Last Updated: Friday - 09/24/2010
Week of June 29, 2009
Legal experts pan human rights report
Federal commission determined to continue interfering with freedom of speech, they say
CANADIAN CATHOLIC NEWS
OTTAWA - Catholic legal experts have panned the latest report from the Canadian Human Rights Commission (CHRC) as inadequate and even dangerous.
In a report tabled in Parliament June 11, the CHRC says it should stay in the business of policing hate on the Internet.
"The CHRC in this report shows its unwillingness to exercise restraint from within," said constitutional law expert Iain Benson, who has recently joined a Toronto law firm.
"In that circumstance it needs to come from without; it's time for legislators to act."
"We find that most of the recommendations amount to fairly superficial changes to a system that is fundamentally flawed," said Catholic Civil Rights League president Phil Horgan.
RIGHT OF FREE SPEECH
"Cases involved limitations on a charter right such as free speech should not be addressed by human rights commissions."
"The whole commission, including the tribunal, should be eliminated or at least vastly restricted in its power and its jurisdiction," said REAL Women of Canada national vice president Gwen Landolt, a former Crown prosecutor.
The report, under the name of chief commissioner Jennifer Lynch, recommends tightening the overly-broad definition of hate in section 13 of the Canadian Human Rights Act (CHRA).
That section says that anything "likely to expose" someone from an identified vulnerable group to hate or contempt could be deemed hate speech.
The report also recommends the Canadian Human Rights Tribunal no longer be able to issue fines for those it finds in breach of the act. It would also allow for the awarding of costs when complainants were judged to be abusing the system.
"The dissemination of hate messages undermines equality and the right of individuals to be free from discrimination," said Lynch, according to a news release. "Canada does not recognize a hierarchy of rights; no single right is more important than any other."
"As a progressive, modern nation, Canada must navigate the conflict and find an appropriate balance between the right to freedom of expression and the right to freedom from hate," she said.
But Benson said she is importing ideas that are not part of Canada's legal tradition.
"There is no right to be free from hate," Benson said. "It is not in the charter, or in any reasonable constitution. Why? Because it is something that cannot be measured or properly controlled."
"Nothing in a free and democratic society should be banned because it hurts the feelings of others," said Benson. "We are not infants under the care of an all-seeing and very strict nanny."
Landolt also raised concerns about Lynch's transporting international law into a Canadian context.
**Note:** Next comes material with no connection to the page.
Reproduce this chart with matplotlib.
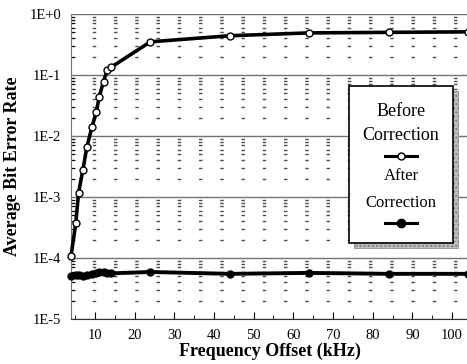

Canadian sovereignty has always demanded that any international law be supported by domestic legislation before it comes into effect, she said.
SKIPPING A STEP
"She wants to omit the intermediate step and apply international law," she said.
The report is a response to the Moon Report the CHRC commissioned last year at a cost of more than $50,000.
In November, University of Windsor law professor Richard Moon shocked critics and supporters alike when he recommended that the CHRA's section 13 be scrapped.
If legislators did not choose to do so, he made several other recommendations to tighten the definition of hatred and to create mandatory press councils to police the media.
"The whole idea of 'hate speech regulation' disconnected from imminent threats to actual violence is mischievous, which is why Moon advocated dropping it," said Benson.
"Hate is far too much in the eye of the sensitive citizen; violence is subject to a meaningful standard."